Harvard Kennedy School, The Wilson Centre and Icelandic Chairmanship of the Arctic Council organized a workshop on Arctic Plastic Pollution

The build-up of plastic in the Arctic Ocean is a growing challenge in the region. Over the last decade, the amount of plastic debris in the Arctic has increased considerably as the shrinking ice coverage caused by climate change has allowed plastic debris to flow into the Arctic Ocean as never before.

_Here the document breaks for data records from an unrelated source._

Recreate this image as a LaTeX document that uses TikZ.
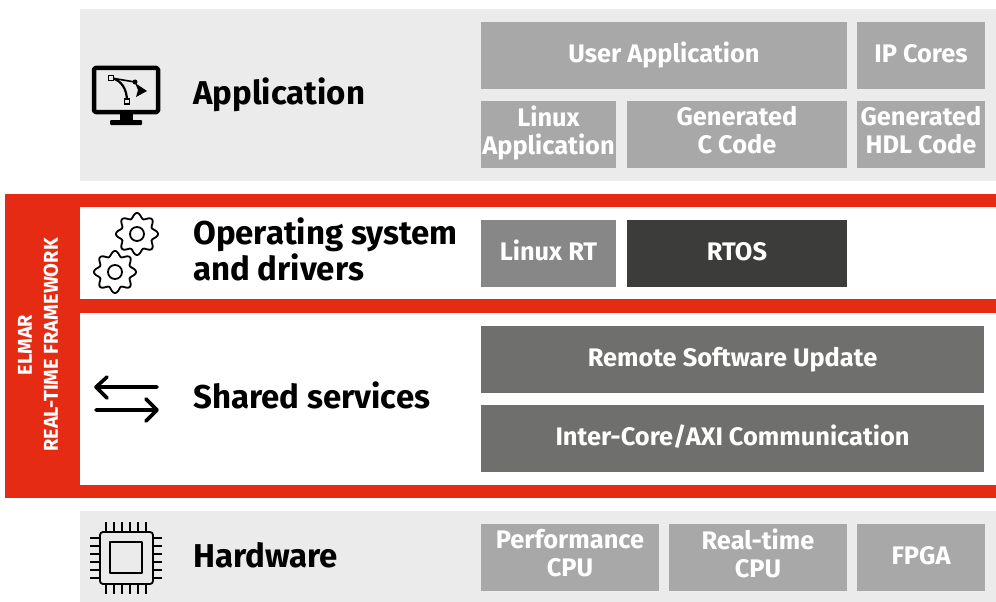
\documentclass[tikz,border=0pt]{standalone}
\usepackage{fontspec}
\setmainfont{Fira Sans}
\usetikzlibrary{positioning}
\definecolor{bandgray}{HTML}{EBEBEB}
\definecolor{framered}{HTML}{E52B13}
\definecolor{lightbox}{HTML}{A8A8A8}
\definecolor{midbox}{HTML}{878787}
\definecolor{darkbox}{HTML}{6F6F6E}
\definecolor{blackbox}{HTML}{3C3C3B}
\newcommand{\boxstrut}{\leavevmode\vrule height 22pt depth 8pt width 0pt\relax}
\newcommand{\gearicon}[2]{%
  \draw[icon line, line width=1.8pt] plot[smooth cycle, samples=81, domain=0:355.5, variable=\t]
    ({#1+(18.5+2.6*cos(8*\t))*sin(\t)}, {#2+(18.5+2.6*cos(8*\t))*cos(\t)});
  \draw[icon line, line width=1.8pt] (#1,#2) circle (7);
}
\begin{document}
\begin{tikzpicture}[x=1pt,y=-1pt,node distance=10pt,
    band/.style={fill=#1,draw=none},
    box/.style={fill=#1,text=white,font=\fontsize{25.4}{28}\selectfont\bfseries,
      align=center,inner sep=0pt,outer sep=0pt,minimum height=66.5pt,
      execute at begin node=\boxstrut,execute at end node=\boxstrut},
    title/.style={anchor=west,align=left,inner sep=0pt,font=\fontsize{33}{36}\selectfont\bfseries},
    icon line/.style={draw=black,line cap=round,line join=round}]
    \useasboundingbox (0,0) rectangle (996,602);
    % bands
    \fill[band=bandgray] (80,9) rectangle (996,181);
    \fill[band=framered] (5,194) rectangle (996,498);
    \fill[band=white] (80,207) rectangle (996,299);
    \fill[band=white] (80,313) rectangle (996,485);
    \fill[band=bandgray] (80,511) rectangle (996,602);
    % frame label
    \node[rotate=90,text=white,align=center,inner sep=0pt,font=\fontsize{20}{26}\selectfont\bfseries]
      (framelabel) at (38,345) {ELMAR\\REAL-TIME FRAMEWORK};
    % titles
    \node[title] (application) at (193,95) {Application};
    \node[title] (os) at (193,249) {Operating system\\and drivers};
    \node[title] (shared) at (193,395) {Shared services};
    \node[title] (hardware) at (193,555) {Hardware};
    % application boxes
    \node[box=lightbox,minimum width=366pt,anchor=north west] (user) at (481,22) {User Application};
    \node[box=lightbox,minimum width=128pt] (ip) [right=of user] {IP Cores};
    \node[box=lightbox,minimum width=135pt,anchor=north west] (linuxapp) at (481,101) {Linux\\Application};
    \node[box=lightbox,minimum width=220pt] (ccode) [right=11pt of linuxapp] {Generated\\C Code};
    \node[box=lightbox,minimum width=128pt] (hdl) [right=of ccode] {Generated\\HDL Code};
    % operating system boxes
    \node[box=midbox,minimum width=135pt,anchor=north west] (linuxrt) at (481,220) {Linux RT};
    \node[box=blackbox,minimum width=220pt] (rtos) [right=11pt of linuxrt] {RTOS};
    % shared services boxes
    \node[box=darkbox,minimum width=503pt,anchor=north west] (update) at (481,326) {Remote Software Update};
    \node[box=darkbox,minimum width=503pt] (axi) [below=12.5pt of update] {Inter-Core/AXI Communication};
    % hardware boxes
    \node[box=lightbox,minimum width=178pt,anchor=north west] (perf) at (481,524) {Performance\\CPU};
    \node[box=lightbox,minimum width=178pt] (realtime) [right=of perf] {Real-time\\CPU};
    \node[box=lightbox,minimum width=128pt] (fpga) [right=of realtime] {FPGA};
    % monitor icon
    \draw[icon line,line width=4.5pt,rounded corners=1.5pt] (94,68) rectangle (158,112);
    \fill (120,113) rectangle (133,122);
    \fill[rounded corners=1pt] (110,120) rectangle (142,125);
    \draw[icon line,line width=2.2pt] (111,78) .. controls (122,80) and (127,90) .. (127,101);
    \draw[icon line,line width=1.6pt] (111,78) -- (135,82);
    \fill (135,82) circle (2.5);
    \fill (135,83) -- (147,91) -- (136,97) -- (138,90) -- cycle;
    \draw[black,line width=1.8pt,fill=bandgray] (108.5,75.5) rectangle (113.5,80.5);
    \draw[black,line width=1.8pt,fill=bandgray] (124.5,99) rectangle (129.5,104);
    % gear icons
    \gearicon{137}{234}
    \gearicon{115}{272}
    % exchange icon
    \draw[icon line,line width=3.6pt] (157,387) -- (96,387) (107,377) -- (96,387) -- (107,398);
    \draw[icon line,line width=3.6pt] (96,410) -- (157,410) (146,399) -- (157,410) -- (146,421);
    % chip icon
    \draw[icon line,line width=1.8pt,rounded corners=3pt] (100,532) rectangle (153,584);
    \draw[icon line,line width=1.8pt,line cap=butt] (110,542) rectangle (142,573);
    \foreach \i in {106,114,...,146}
      \draw[black,line width=1.6pt] (\i,522) -- (\i,532) (\i,584) -- (\i,594);
    \foreach \j in {538,546,...,578}
      \draw[black,line width=1.6pt] (90,\j) -- (100,\j) (153,\j) -- (162,\j);
\end{tikzpicture}
\end{document}
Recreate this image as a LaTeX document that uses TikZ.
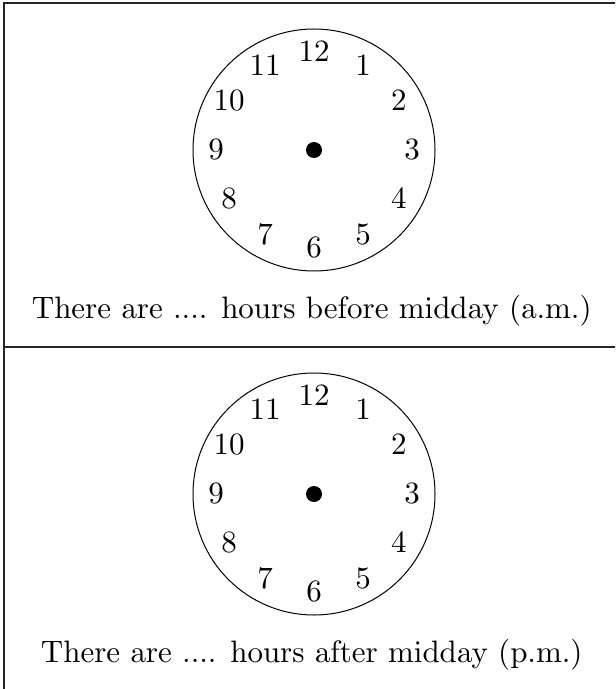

Lost and abandoned fishing gear makes up a significant proportion of large plastic waste found in the oceans. Moreover, due to its geographical location and prevailing ocean currents, Pacific Ocean debris from lower latitudes are being delivered to Beaufort and Chukchi Seas through the Bering Strait, and the Arctic Ocean could become a dead end for floating plastics in the North Atlantic.


    The workshop:

    The workshop at Harvard aims to identify and discuss challenges specific to the Arctic Ocean and design a roadmap for work on filling policy gaps and pursuing on the ground opportunities. Key areas of discussion included:

    • Identifying sources of Arctic marine plastic pollution (land-based, Arctic-nation based, long-range winds, entry through straits, etc.).
    • Catalysing responses from the business community, particularly the growing role of circular economy dynamics in eliminating or reducing the need for plastics.
    • Determining leverage points, or areas where enhanced waste management would likely have a significant impact on the amount of plastic that ends up in the Arctic Ocean.
    • Enhancing information-sharing to improve cross-sector cooperation and to reduce redundancy.
    • Exploring commercially-viable alternative materials.
    • Examining policy case studies from around the globe where plastic pollution reduction efforts have seen success, and how they might be replicated in, or adapted for, the Arctic.